>> Begin RECORDED DATA

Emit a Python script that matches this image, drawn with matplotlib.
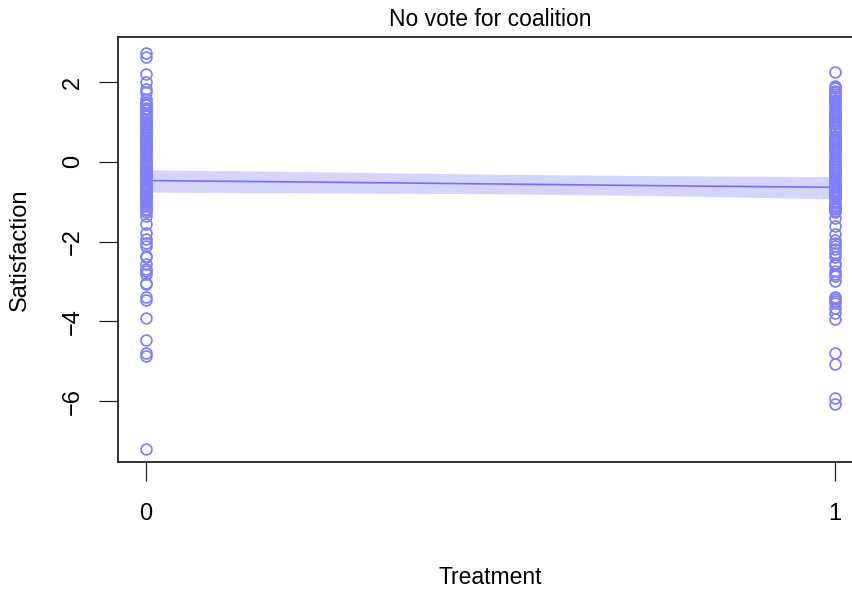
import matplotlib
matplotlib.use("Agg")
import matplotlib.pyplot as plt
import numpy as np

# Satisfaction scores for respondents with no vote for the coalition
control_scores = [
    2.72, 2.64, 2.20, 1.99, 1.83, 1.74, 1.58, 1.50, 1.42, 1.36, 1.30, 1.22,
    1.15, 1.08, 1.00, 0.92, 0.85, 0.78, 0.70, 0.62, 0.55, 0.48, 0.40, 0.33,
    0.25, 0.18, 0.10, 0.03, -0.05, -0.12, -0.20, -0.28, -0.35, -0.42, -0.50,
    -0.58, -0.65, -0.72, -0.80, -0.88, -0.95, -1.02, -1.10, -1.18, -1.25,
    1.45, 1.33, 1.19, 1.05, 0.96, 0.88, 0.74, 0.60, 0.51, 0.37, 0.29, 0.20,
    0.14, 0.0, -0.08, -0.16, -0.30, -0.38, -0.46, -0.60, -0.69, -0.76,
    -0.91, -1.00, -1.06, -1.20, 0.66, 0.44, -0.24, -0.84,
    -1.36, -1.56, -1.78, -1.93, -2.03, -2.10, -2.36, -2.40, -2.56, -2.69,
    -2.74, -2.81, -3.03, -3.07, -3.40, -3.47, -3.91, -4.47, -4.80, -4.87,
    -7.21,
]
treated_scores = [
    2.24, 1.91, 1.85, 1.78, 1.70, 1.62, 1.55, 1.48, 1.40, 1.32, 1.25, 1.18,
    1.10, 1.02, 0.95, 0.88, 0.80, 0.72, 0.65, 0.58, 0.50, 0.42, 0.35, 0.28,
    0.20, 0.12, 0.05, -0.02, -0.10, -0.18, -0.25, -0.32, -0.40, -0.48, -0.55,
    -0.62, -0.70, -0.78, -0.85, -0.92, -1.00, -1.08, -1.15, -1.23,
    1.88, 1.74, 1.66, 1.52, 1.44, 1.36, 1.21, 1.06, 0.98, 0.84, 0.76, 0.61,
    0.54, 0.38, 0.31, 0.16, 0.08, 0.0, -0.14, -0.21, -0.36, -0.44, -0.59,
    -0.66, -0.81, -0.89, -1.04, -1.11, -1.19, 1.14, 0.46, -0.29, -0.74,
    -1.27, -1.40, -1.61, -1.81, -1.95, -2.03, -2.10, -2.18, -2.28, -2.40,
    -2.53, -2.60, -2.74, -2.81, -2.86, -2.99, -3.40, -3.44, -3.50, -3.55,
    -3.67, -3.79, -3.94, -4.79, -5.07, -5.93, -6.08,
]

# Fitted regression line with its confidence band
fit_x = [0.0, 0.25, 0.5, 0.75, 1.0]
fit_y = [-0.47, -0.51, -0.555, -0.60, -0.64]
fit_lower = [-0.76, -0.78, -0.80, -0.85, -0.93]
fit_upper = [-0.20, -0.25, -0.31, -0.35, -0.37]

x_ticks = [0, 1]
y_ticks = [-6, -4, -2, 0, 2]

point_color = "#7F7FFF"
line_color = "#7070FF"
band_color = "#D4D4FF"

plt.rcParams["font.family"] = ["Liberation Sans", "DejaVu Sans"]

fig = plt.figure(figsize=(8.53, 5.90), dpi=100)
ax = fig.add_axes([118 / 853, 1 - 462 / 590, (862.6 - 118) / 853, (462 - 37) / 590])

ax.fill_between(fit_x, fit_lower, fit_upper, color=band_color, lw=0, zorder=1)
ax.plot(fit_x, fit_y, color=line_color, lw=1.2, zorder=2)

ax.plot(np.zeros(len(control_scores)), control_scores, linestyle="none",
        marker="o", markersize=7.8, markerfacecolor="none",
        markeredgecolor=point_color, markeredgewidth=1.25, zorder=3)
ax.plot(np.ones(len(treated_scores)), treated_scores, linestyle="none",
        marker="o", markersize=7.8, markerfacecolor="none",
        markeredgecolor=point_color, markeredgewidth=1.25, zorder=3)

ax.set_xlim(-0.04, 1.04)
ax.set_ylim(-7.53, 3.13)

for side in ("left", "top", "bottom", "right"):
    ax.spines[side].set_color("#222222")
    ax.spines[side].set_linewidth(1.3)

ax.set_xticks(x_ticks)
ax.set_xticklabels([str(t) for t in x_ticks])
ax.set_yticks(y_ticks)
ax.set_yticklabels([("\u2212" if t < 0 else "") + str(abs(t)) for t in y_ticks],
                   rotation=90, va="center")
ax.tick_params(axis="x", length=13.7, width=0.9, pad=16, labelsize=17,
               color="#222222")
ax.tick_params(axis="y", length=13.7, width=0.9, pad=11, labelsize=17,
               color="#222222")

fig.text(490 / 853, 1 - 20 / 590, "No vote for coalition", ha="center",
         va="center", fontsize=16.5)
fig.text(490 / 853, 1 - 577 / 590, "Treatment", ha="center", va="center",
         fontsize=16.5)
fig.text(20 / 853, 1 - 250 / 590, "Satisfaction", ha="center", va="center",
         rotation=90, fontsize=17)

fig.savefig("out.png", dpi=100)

>> End RECORDED DATA

* _INSTRUCTIONS TO FOLLOW_
Set down again, exactly, the lines of the material above from its first line to the one with "ax.plot(fit_x, fit_y, color=line_color, lw=1.2, zorder=2)", inclusive. Leave the pictures out.

* _WRITTEN REPLY_
Emit a Python script that matches this image, drawn with matplotlib.
import matplotlib
matplotlib.use("Agg")
import matplotlib.pyplot as plt
import numpy as np

# Satisfaction scores for respondents with no vote for the coalition
control_scores = [
    2.72, 2.64, 2.20, 1.99, 1.83, 1.74, 1.58, 1.50, 1.42, 1.36, 1.30, 1.22,
    1.15, 1.08, 1.00, 0.92, 0.85, 0.78, 0.70, 0.62, 0.55, 0.48, 0.40, 0.33,
    0.25, 0.18, 0.10, 0.03, -0.05, -0.12, -0.20, -0.28, -0.35, -0.42, -0.50,
    -0.58, -0.65, -0.72, -0.80, -0.88, -0.95, -1.02, -1.10, -1.18, -1.25,
    1.45, 1.33, 1.19, 1.05, 0.96, 0.88, 0.74, 0.60, 0.51, 0.37, 0.29, 0.20,
    0.14, 0.0, -0.08, -0.16, -0.30, -0.38, -0.46, -0.60, -0.69, -0.76,
    -0.91, -1.00, -1.06, -1.20, 0.66, 0.44, -0.24, -0.84,
    -1.36, -1.56, -1.78, -1.93, -2.03, -2.10, -2.36, -2.40, -2.56, -2.69,
    -2.74, -2.81, -3.03, -3.07, -3.40, -3.47, -3.91, -4.47, -4.80, -4.87,
    -7.21,
]
treated_scores = [
    2.24, 1.91, 1.85, 1.78, 1.70, 1.62, 1.55, 1.48, 1.40, 1.32, 1.25, 1.18,
    1.10, 1.02, 0.95, 0.88, 0.80, 0.72, 0.65, 0.58, 0.50, 0.42, 0.35, 0.28,
    0.20, 0.12, 0.05, -0.02, -0.10, -0.18, -0.25, -0.32, -0.40, -0.48, -0.55,
    -0.62, -0.70, -0.78, -0.85, -0.92, -1.00, -1.08, -1.15, -1.23,
    1.88, 1.74, 1.66, 1.52, 1.44, 1.36, 1.21, 1.06, 0.98, 0.84, 0.76, 0.61,
    0.54, 0.38, 0.31, 0.16, 0.08, 0.0, -0.14, -0.21, -0.36, -0.44, -0.59,
    -0.66, -0.81, -0.89, -1.04, -1.11, -1.19, 1.14, 0.46, -0.29, -0.74,
    -1.27, -1.40, -1.61, -1.81, -1.95, -2.03, -2.10, -2.18, -2.28, -2.40,
    -2.53, -2.60, -2.74, -2.81, -2.86, -2.99, -3.40, -3.44, -3.50, -3.55,
    -3.67, -3.79, -3.94, -4.79, -5.07, -5.93, -6.08,
]

# Fitted regression line with its confidence band
fit_x = [0.0, 0.25, 0.5, 0.75, 1.0]
fit_y = [-0.47, -0.51, -0.555, -0.60, -0.64]
fit_lower = [-0.76, -0.78, -0.80, -0.85, -0.93]
fit_upper = [-0.20, -0.25, -0.31, -0.35, -0.37]

x_ticks = [0, 1]
y_ticks = [-6, -4, -2, 0, 2]

point_color = "#7F7FFF"
line_color = "#7070FF"
band_color = "#D4D4FF"

plt.rcParams["font.family"] = ["Liberation Sans", "DejaVu Sans"]

fig = plt.figure(figsize=(8.53, 5.90), dpi=100)
ax = fig.add_axes([118 / 853, 1 - 462 / 590, (862.6 - 118) / 853, (462 - 37) / 590])

ax.fill_between(fit_x, fit_lower, fit_upper, color=band_color, lw=0, zorder=1)
ax.plot(fit_x, fit_y, color=line_color, lw=1.2, zorder=2)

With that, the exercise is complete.